• **Aim**:
Scan the data below and pick out the lines containing the word "page".
╭─ Material provided
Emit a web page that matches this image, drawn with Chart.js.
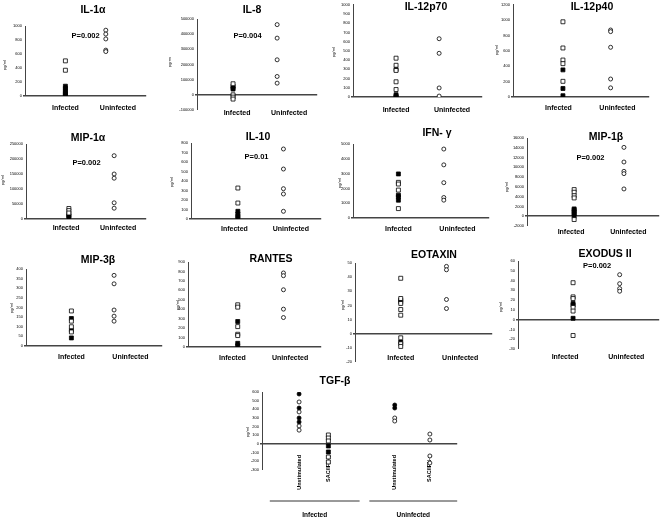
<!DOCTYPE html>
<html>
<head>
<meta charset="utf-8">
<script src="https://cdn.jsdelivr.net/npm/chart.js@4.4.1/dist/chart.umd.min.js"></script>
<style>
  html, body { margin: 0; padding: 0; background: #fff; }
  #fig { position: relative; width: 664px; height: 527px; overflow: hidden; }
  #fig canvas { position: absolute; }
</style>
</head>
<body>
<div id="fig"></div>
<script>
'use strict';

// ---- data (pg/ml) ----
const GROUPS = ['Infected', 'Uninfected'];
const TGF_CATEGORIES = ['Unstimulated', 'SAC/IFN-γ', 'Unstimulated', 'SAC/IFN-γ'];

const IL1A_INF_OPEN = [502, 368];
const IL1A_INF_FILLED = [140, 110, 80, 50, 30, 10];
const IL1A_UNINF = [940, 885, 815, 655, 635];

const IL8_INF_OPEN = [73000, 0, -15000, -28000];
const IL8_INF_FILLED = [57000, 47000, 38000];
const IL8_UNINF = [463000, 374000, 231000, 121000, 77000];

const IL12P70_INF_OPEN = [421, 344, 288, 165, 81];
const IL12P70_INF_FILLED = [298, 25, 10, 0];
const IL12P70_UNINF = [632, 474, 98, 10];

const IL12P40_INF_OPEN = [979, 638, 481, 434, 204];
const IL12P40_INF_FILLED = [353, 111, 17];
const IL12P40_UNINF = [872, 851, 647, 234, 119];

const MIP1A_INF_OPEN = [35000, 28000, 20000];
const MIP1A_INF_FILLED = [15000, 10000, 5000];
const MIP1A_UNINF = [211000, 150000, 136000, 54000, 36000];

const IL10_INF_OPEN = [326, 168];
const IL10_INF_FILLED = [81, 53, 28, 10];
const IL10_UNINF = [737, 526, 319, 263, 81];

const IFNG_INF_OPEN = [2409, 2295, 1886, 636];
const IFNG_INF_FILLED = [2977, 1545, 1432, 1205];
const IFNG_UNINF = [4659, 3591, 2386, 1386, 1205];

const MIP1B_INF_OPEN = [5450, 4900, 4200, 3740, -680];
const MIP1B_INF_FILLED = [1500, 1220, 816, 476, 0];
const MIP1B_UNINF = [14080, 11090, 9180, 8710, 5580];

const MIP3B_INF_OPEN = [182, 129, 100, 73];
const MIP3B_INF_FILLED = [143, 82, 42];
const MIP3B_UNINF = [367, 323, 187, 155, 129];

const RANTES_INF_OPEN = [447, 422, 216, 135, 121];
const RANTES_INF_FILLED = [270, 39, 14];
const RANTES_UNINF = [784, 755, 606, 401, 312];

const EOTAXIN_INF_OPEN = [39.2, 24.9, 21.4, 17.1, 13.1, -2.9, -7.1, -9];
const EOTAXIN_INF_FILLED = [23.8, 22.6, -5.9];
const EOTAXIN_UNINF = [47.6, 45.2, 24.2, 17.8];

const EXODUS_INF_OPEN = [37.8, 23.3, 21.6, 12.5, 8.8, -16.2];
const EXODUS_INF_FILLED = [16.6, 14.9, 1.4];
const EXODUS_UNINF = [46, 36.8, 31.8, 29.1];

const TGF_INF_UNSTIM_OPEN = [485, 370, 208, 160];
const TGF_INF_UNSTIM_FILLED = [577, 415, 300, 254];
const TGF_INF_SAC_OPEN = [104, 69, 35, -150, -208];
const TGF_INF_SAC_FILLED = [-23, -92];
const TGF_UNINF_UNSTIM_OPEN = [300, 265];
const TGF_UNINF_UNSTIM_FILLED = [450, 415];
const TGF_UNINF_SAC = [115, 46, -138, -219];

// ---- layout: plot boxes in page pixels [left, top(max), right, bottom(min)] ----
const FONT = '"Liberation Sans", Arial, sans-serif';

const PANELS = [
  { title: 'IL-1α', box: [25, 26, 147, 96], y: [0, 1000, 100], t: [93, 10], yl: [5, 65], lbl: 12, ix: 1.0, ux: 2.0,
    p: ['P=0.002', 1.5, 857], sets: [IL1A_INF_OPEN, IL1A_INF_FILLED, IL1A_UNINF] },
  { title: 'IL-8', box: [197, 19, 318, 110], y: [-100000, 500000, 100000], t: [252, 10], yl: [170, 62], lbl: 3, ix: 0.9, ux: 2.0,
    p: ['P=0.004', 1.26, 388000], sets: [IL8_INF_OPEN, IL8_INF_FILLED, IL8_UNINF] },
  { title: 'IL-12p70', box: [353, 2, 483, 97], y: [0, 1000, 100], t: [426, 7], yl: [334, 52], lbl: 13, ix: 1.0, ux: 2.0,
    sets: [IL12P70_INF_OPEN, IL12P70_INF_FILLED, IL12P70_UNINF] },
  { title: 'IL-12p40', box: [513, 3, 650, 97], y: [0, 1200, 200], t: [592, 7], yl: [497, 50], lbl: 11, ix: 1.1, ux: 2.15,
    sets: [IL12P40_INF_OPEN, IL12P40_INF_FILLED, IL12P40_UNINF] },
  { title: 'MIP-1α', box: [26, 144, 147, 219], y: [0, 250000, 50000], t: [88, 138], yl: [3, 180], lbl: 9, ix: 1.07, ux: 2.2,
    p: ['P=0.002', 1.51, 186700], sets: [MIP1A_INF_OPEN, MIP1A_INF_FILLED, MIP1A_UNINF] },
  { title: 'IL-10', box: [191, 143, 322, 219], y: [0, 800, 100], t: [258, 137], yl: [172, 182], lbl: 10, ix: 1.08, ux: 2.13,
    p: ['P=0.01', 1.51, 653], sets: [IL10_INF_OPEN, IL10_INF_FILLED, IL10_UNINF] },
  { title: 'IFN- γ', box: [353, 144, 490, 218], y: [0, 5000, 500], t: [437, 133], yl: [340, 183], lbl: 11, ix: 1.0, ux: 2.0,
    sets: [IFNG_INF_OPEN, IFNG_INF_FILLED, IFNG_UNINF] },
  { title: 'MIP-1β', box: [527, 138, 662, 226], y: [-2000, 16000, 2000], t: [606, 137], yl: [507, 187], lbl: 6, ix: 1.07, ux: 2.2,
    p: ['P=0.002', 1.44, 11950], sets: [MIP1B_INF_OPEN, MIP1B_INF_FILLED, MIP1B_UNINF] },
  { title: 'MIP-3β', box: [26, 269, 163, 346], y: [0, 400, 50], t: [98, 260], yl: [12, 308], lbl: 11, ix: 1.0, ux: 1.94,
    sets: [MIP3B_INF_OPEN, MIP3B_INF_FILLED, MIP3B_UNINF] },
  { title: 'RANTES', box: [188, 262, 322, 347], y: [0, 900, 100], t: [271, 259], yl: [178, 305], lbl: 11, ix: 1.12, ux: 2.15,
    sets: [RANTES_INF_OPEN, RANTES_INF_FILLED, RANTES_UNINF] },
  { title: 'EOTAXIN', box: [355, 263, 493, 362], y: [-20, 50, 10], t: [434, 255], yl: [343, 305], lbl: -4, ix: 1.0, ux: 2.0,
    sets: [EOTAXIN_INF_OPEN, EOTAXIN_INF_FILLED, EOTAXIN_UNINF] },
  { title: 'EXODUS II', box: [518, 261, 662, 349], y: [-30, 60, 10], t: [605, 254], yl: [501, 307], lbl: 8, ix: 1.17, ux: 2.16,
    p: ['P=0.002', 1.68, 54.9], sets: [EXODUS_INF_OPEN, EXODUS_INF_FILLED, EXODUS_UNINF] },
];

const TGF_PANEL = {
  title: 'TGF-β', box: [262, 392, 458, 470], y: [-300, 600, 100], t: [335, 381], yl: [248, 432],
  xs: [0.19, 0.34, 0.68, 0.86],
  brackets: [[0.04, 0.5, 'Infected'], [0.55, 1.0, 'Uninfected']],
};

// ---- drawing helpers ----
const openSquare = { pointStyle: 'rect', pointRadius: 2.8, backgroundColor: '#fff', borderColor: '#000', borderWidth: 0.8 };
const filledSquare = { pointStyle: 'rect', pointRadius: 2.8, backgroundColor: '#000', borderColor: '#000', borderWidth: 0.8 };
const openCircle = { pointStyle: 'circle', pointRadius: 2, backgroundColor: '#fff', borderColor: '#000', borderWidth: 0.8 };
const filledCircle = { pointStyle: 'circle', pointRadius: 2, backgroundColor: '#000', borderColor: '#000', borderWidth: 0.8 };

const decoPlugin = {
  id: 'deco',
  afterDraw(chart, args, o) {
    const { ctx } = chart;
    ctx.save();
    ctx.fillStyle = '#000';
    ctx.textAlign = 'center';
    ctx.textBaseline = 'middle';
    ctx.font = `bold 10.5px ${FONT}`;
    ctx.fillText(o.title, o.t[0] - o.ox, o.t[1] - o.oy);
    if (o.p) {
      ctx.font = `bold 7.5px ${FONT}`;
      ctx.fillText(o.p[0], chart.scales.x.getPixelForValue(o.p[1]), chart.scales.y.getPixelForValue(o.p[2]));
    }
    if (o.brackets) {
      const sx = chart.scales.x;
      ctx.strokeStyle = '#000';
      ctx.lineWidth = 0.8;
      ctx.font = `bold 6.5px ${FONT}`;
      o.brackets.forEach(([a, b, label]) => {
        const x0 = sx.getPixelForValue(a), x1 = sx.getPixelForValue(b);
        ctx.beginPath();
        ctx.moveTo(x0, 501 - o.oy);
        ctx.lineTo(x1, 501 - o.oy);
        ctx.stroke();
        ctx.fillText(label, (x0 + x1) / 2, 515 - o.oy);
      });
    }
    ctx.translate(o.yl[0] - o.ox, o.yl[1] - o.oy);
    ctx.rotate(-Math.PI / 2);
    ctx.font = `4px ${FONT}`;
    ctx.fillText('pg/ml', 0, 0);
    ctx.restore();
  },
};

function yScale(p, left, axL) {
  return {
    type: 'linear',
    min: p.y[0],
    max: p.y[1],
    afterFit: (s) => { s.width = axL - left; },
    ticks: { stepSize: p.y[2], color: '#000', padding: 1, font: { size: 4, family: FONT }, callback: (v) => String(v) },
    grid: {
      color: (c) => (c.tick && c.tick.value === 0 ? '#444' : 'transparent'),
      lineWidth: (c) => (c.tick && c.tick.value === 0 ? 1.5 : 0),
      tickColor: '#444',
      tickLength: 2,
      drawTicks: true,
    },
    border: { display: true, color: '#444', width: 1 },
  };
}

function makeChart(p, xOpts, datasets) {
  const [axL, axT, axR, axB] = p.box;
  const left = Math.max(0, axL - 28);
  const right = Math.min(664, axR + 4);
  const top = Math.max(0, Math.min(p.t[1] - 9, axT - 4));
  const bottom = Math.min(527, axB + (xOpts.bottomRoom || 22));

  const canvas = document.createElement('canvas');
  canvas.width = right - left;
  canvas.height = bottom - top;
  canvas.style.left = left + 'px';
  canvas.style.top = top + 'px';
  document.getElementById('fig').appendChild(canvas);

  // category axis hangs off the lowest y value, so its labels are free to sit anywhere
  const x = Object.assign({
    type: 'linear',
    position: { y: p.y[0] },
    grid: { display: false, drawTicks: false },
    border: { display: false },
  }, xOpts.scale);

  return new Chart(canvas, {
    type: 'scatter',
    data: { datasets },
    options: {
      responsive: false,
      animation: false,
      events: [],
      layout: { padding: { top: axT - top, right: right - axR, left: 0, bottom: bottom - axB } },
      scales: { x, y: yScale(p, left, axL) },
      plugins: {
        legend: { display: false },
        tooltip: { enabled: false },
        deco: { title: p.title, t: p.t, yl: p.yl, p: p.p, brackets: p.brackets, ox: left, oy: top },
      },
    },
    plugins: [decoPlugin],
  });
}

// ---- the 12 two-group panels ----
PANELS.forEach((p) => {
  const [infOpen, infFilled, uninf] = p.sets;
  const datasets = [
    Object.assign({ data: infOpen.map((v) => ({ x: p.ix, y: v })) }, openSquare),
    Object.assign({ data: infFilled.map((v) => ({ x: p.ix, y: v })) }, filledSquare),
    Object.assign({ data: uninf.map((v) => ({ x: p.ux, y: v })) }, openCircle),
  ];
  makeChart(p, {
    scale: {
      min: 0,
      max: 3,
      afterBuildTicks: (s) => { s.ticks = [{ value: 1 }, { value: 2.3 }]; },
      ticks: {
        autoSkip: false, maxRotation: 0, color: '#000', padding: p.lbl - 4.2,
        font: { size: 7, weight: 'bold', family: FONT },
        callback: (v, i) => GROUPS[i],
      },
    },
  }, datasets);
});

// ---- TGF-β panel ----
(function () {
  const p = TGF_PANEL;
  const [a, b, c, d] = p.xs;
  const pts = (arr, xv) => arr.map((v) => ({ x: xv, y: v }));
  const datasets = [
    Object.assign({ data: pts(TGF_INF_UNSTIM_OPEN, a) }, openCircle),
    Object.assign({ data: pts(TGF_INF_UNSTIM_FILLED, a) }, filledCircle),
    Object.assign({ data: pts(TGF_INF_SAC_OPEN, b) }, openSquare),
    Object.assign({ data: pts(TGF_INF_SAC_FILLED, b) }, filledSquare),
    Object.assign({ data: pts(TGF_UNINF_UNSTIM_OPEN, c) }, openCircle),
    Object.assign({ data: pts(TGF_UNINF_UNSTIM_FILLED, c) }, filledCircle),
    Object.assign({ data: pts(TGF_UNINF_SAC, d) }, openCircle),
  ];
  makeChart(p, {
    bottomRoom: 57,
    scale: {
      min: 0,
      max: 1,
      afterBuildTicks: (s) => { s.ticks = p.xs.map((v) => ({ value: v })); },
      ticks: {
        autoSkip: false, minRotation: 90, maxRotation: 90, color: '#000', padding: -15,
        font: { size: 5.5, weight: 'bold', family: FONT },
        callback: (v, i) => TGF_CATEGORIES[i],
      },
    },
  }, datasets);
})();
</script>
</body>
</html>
╰─
• **Result of the task**:
Emit a web page that matches this image, drawn with Chart.js.
// ---- layout: plot boxes in page pixels [left, top(max), right, bottom(min)] ----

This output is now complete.